Your objective
Drop the images; return everything else in the listing below exactly.
◇ ◇ ◇
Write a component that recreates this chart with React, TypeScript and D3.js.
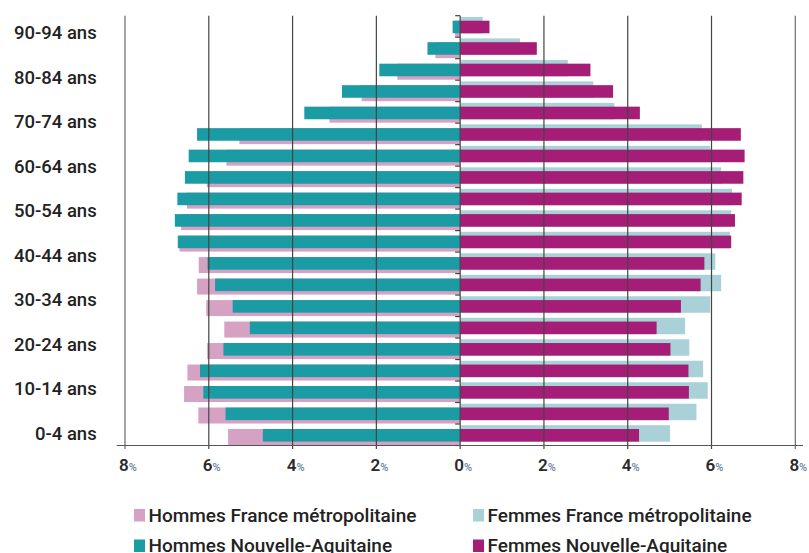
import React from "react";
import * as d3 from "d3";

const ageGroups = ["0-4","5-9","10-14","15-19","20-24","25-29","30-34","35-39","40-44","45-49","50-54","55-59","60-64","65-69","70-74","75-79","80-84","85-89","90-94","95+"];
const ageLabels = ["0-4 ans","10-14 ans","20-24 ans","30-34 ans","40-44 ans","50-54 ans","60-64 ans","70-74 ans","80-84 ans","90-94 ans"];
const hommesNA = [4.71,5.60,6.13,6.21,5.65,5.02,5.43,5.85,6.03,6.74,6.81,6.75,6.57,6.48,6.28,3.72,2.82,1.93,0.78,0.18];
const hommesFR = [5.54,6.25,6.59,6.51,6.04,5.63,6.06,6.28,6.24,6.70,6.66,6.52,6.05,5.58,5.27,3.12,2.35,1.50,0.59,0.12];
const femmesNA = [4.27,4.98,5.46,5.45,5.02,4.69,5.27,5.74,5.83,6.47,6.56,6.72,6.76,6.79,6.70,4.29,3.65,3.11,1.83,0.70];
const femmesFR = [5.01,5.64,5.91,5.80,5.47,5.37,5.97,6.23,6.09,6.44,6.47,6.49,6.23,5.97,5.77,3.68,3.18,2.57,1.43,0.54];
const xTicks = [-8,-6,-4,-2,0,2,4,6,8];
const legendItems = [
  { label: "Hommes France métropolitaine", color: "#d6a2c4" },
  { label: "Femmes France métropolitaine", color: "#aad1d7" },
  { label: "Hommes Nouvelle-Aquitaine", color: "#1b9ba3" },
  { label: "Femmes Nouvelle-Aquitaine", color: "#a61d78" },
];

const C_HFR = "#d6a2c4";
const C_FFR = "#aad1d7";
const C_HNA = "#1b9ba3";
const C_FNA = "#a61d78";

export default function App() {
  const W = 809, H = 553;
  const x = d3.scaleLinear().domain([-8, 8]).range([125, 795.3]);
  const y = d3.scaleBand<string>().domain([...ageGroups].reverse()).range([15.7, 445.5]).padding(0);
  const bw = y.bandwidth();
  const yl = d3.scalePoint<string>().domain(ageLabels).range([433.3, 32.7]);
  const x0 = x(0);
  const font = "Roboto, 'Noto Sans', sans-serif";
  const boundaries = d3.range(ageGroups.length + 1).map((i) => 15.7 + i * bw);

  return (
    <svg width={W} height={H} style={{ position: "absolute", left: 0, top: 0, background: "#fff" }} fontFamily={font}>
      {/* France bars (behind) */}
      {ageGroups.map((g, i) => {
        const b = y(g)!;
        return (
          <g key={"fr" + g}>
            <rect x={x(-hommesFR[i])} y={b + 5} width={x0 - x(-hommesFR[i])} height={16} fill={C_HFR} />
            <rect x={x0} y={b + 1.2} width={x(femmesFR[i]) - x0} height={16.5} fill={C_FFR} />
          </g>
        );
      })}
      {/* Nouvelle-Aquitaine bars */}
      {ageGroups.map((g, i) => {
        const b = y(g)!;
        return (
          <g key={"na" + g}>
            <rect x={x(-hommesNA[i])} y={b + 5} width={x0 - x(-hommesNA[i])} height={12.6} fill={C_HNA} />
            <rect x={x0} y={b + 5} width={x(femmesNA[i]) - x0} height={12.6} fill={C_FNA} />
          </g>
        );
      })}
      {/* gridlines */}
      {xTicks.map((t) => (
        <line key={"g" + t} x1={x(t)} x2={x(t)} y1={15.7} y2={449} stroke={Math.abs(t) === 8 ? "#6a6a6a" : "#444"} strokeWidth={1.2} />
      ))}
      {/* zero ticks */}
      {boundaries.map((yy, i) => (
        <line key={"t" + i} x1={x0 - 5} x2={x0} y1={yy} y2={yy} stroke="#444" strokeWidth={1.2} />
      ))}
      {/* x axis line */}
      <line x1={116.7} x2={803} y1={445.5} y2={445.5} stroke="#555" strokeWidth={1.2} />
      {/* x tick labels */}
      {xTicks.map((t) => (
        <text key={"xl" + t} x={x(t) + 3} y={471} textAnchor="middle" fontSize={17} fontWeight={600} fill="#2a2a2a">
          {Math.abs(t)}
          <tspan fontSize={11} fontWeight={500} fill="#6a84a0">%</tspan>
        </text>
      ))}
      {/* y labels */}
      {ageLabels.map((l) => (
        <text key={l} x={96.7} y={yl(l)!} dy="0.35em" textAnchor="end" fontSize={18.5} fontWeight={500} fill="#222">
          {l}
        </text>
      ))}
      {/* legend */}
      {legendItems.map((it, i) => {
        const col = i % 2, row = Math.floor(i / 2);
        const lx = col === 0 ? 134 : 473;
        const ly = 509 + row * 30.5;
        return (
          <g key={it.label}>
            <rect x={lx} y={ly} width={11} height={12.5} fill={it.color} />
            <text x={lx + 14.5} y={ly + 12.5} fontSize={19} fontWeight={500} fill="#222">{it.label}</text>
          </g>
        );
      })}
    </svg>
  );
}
◇ ◇ ◇
Written reply
Write a component that recreates this chart with React, TypeScript and D3.js.
import React from "react";
import * as d3 from "d3";

const ageGroups = ["0-4","5-9","10-14","15-19","20-24","25-29","30-34","35-39","40-44","45-49","50-54","55-59","60-64","65-69","70-74","75-79","80-84","85-89","90-94","95+"];
const ageLabels = ["0-4 ans","10-14 ans","20-24 ans","30-34 ans","40-44 ans","50-54 ans","60-64 ans","70-74 ans","80-84 ans","90-94 ans"];
const hommesNA = [4.71,5.60,6.13,6.21,5.65,5.02,5.43,5.85,6.03,6.74,6.81,6.75,6.57,6.48,6.28,3.72,2.82,1.93,0.78,0.18];
const hommesFR = [5.54,6.25,6.59,6.51,6.04,5.63,6.06,6.28,6.24,6.70,6.66,6.52,6.05,5.58,5.27,3.12,2.35,1.50,0.59,0.12];
const femmesNA = [4.27,4.98,5.46,5.45,5.02,4.69,5.27,5.74,5.83,6.47,6.56,6.72,6.76,6.79,6.70,4.29,3.65,3.11,1.83,0.70];
const femmesFR = [5.01,5.64,5.91,5.80,5.47,5.37,5.97,6.23,6.09,6.44,6.47,6.49,6.23,5.97,5.77,3.68,3.18,2.57,1.43,0.54];
const xTicks = [-8,-6,-4,-2,0,2,4,6,8];
const legendItems = [
  { label: "Hommes France métropolitaine", color: "#d6a2c4" },
  { label: "Femmes France métropolitaine", color: "#aad1d7" },
  { label: "Hommes Nouvelle-Aquitaine", color: "#1b9ba3" },
  { label: "Femmes Nouvelle-Aquitaine", color: "#a61d78" },
];

const C_HFR = "#d6a2c4";
const C_FFR = "#aad1d7";
const C_HNA = "#1b9ba3";
const C_FNA = "#a61d78";

export default function App() {
  const W = 809, H = 553;
  const x = d3.scaleLinear().domain([-8, 8]).range([125, 795.3]);
  const y = d3.scaleBand<string>().domain([...ageGroups].reverse()).range([15.7, 445.5]).padding(0);
  const bw = y.bandwidth();
  const yl = d3.scalePoint<string>().domain(ageLabels).range([433.3, 32.7]);
  const x0 = x(0);
  const font = "Roboto, 'Noto Sans', sans-serif";
  const boundaries = d3.range(ageGroups.length + 1).map((i) => 15.7 + i * bw);

  return (
    <svg width={W} height={H} style={{ position: "absolute", left: 0, top: 0, background: "#fff" }} fontFamily={font}>
      {/* France bars (behind) */}
      {ageGroups.map((g, i) => {
        const b = y(g)!;
        return (
          <g key={"fr" + g}>
            <rect x={x(-hommesFR[i])} y={b + 5} width={x0 - x(-hommesFR[i])} height={16} fill={C_HFR} />
            <rect x={x0} y={b + 1.2} width={x(femmesFR[i]) - x0} height={16.5} fill={C_FFR} />
          </g>
        );
      })}
      {/* Nouvelle-Aquitaine bars */}
      {ageGroups.map((g, i) => {
        const b = y(g)!;
        return (
          <g key={"na" + g}>
            <rect x={x(-hommesNA[i])} y={b + 5} width={x0 - x(-hommesNA[i])} height={12.6} fill={C_HNA} />
            <rect x={x0} y={b + 5} width={x(femmesNA[i]) - x0} height={12.6} fill={C_FNA} />
          </g>
        );
      })}
      {/* gridlines */}
      {xTicks.map((t) => (
        <line key={"g" + t} x1={x(t)} x2={x(t)} y1={15.7} y2={449} stroke={Math.abs(t) === 8 ? "#6a6a6a" : "#444"} strokeWidth={1.2} />
      ))}
      {/* zero ticks */}
      {boundaries.map((yy, i) => (
        <line key={"t" + i} x1={x0 - 5} x2={x0} y1={yy} y2={yy} stroke="#444" strokeWidth={1.2} />
      ))}
      {/* x axis line */}
      <line x1={116.7} x2={803} y1={445.5} y2={445.5} stroke="#555" strokeWidth={1.2} />
      {/* x tick labels */}
      {xTicks.map((t) => (
        <text key={"xl" + t} x={x(t) + 3} y={471} textAnchor="middle" fontSize={17} fontWeight={600} fill="#2a2a2a">
          {Math.abs(t)}
          <tspan fontSize={11} fontWeight={500} fill="#6a84a0">%</tspan>
        </text>
      ))}
      {/* y labels */}
      {ageLabels.map((l) => (
        <text key={l} x={96.7} y={yl(l)!} dy="0.35em" textAnchor="end" fontSize={18.5} fontWeight={500} fill="#222">
          {l}
        </text>
      ))}
      {/* legend */}
      {legendItems.map((it, i) => {
        const col = i % 2, row = Math.floor(i / 2);
        const lx = col === 0 ? 134 : 473;
        const ly = 509 + row * 30.5;
        return (
          <g key={it.label}>
            <rect x={lx} y={ly} width={11} height={12.5} fill={it.color} />
            <text x={lx + 14.5} y={ly + 12.5} fontSize={19} fontWeight={500} fill="#222">{it.label}</text>
          </g>
        );
      })}
    </svg>
  );
}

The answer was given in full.